▶ **EXERCISE**:
Print the listing as it stands, omitting all images.

— START —

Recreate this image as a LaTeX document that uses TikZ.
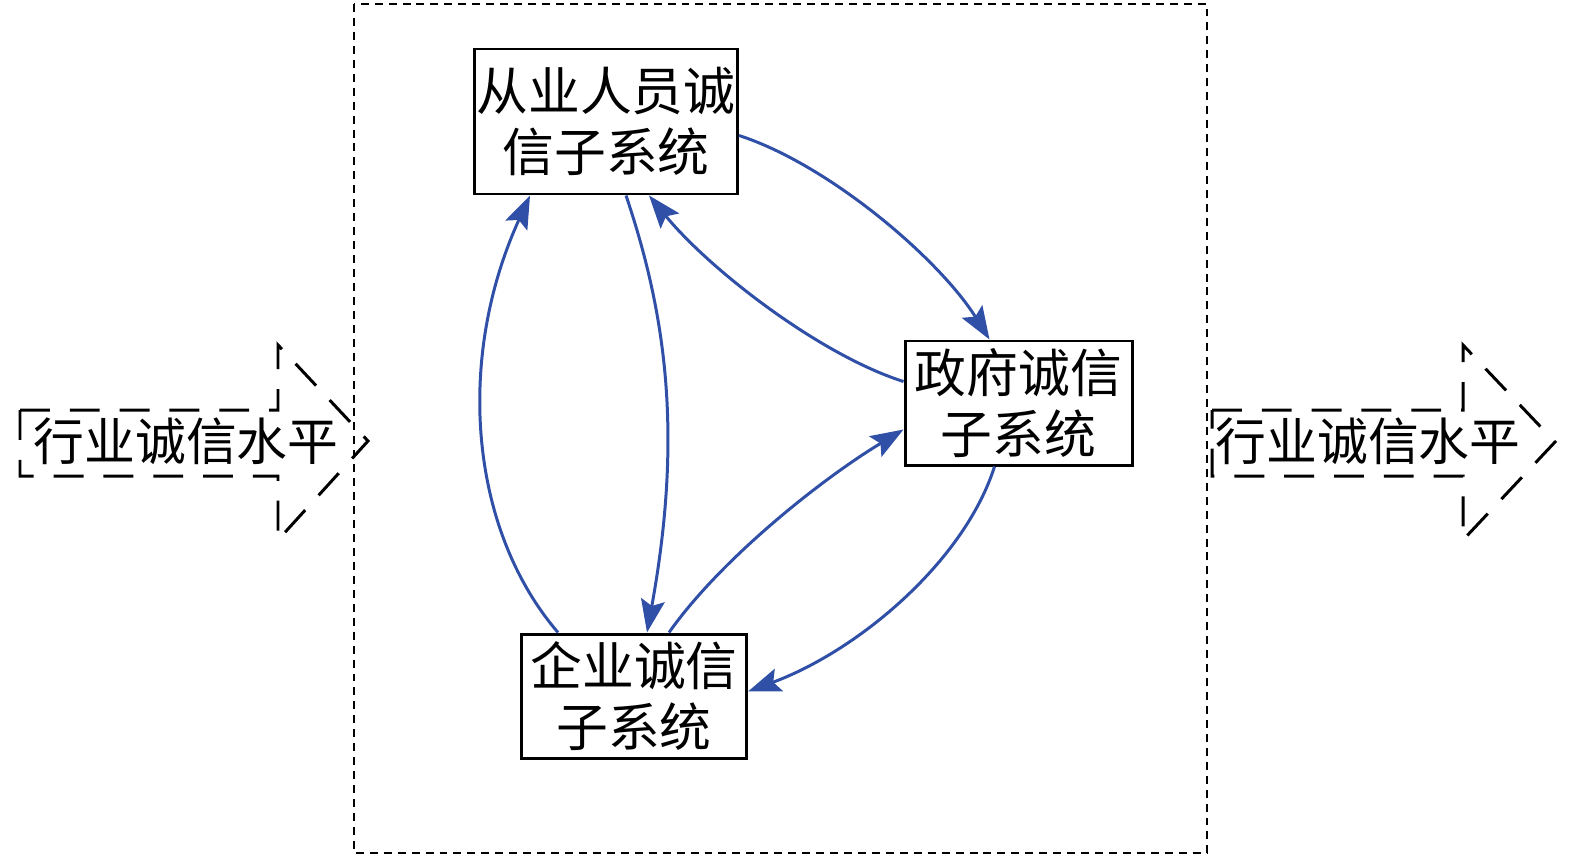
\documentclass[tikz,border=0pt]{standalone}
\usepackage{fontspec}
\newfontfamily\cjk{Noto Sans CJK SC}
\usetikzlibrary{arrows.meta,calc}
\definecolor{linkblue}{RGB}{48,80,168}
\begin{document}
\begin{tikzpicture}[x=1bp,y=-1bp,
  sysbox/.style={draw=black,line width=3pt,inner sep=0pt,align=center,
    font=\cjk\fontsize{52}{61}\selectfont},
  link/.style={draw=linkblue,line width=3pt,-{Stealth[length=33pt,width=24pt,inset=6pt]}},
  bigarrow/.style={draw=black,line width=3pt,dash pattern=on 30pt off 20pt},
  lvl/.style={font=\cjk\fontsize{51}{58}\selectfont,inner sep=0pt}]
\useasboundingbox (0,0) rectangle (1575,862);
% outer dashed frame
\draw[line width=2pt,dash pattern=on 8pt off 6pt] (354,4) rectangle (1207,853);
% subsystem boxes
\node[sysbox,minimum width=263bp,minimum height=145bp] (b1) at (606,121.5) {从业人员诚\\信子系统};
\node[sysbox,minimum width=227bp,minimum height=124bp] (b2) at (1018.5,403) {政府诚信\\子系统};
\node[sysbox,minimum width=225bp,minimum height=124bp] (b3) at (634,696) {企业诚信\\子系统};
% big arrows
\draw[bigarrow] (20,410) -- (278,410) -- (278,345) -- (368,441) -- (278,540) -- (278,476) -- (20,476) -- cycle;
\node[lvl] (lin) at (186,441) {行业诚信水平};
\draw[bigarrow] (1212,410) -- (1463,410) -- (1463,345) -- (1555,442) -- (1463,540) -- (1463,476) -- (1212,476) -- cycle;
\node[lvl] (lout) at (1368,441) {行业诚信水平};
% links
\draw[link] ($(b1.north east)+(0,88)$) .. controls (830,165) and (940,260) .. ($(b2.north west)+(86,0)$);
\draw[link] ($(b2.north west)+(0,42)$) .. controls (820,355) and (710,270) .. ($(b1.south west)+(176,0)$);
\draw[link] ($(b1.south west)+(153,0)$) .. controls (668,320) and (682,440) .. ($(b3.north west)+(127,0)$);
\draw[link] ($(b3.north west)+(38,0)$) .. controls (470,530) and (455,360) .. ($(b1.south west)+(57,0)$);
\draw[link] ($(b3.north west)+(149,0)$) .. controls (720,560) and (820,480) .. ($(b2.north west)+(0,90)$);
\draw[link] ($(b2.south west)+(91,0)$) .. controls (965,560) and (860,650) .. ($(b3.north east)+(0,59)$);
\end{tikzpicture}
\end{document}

— END —

▶ **REPLY TO THE EXERCISE**:
Recreate this image as a LaTeX document that uses TikZ.
\documentclass[tikz,border=0pt]{standalone}
\usepackage{fontspec}
\newfontfamily\cjk{Noto Sans CJK SC}
\usetikzlibrary{arrows.meta,calc}
\definecolor{linkblue}{RGB}{48,80,168}
\begin{document}
\begin{tikzpicture}[x=1bp,y=-1bp,
  sysbox/.style={draw=black,line width=3pt,inner sep=0pt,align=center,
    font=\cjk\fontsize{52}{61}\selectfont},
  link/.style={draw=linkblue,line width=3pt,-{Stealth[length=33pt,width=24pt,inset=6pt]}},
  bigarrow/.style={draw=black,line width=3pt,dash pattern=on 30pt off 20pt},
  lvl/.style={font=\cjk\fontsize{51}{58}\selectfont,inner sep=0pt}]
\useasboundingbox (0,0) rectangle (1575,862);
% outer dashed frame
\draw[line width=2pt,dash pattern=on 8pt off 6pt] (354,4) rectangle (1207,853);
% subsystem boxes
\node[sysbox,minimum width=263bp,minimum height=145bp] (b1) at (606,121.5) {从业人员诚\\信子系统};
\node[sysbox,minimum width=227bp,minimum height=124bp] (b2) at (1018.5,403) {政府诚信\\子系统};
\node[sysbox,minimum width=225bp,minimum height=124bp] (b3) at (634,696) {企业诚信\\子系统};
% big arrows
\draw[bigarrow] (20,410) -- (278,410) -- (278,345) -- (368,441) -- (278,540) -- (278,476) -- (20,476) -- cycle;
\node[lvl] (lin) at (186,441) {行业诚信水平};
\draw[bigarrow] (1212,410) -- (1463,410) -- (1463,345) -- (1555,442) -- (1463,540) -- (1463,476) -- (1212,476) -- cycle;
\node[lvl] (lout) at (1368,441) {行业诚信水平};
% links
\draw[link] ($(b1.north east)+(0,88)$) .. controls (830,165) and (940,260) .. ($(b2.north west)+(86,0)$);
\draw[link] ($(b2.north west)+(0,42)$) .. controls (820,355) and (710,270) .. ($(b1.south west)+(176,0)$);
\draw[link] ($(b1.south west)+(153,0)$) .. controls (668,320) and (682,440) .. ($(b3.north west)+(127,0)$);
\draw[link] ($(b3.north west)+(38,0)$) .. controls (470,530) and (455,360) .. ($(b1.south west)+(57,0)$);
\draw[link] ($(b3.north west)+(149,0)$) .. controls (720,560) and (820,480) .. ($(b2.north west)+(0,90)$);
\draw[link] ($(b2.south west)+(91,0)$) .. controls (965,560) and (860,650) .. ($(b3.north east)+(0,59)$);
\end{tikzpicture}
\end{document}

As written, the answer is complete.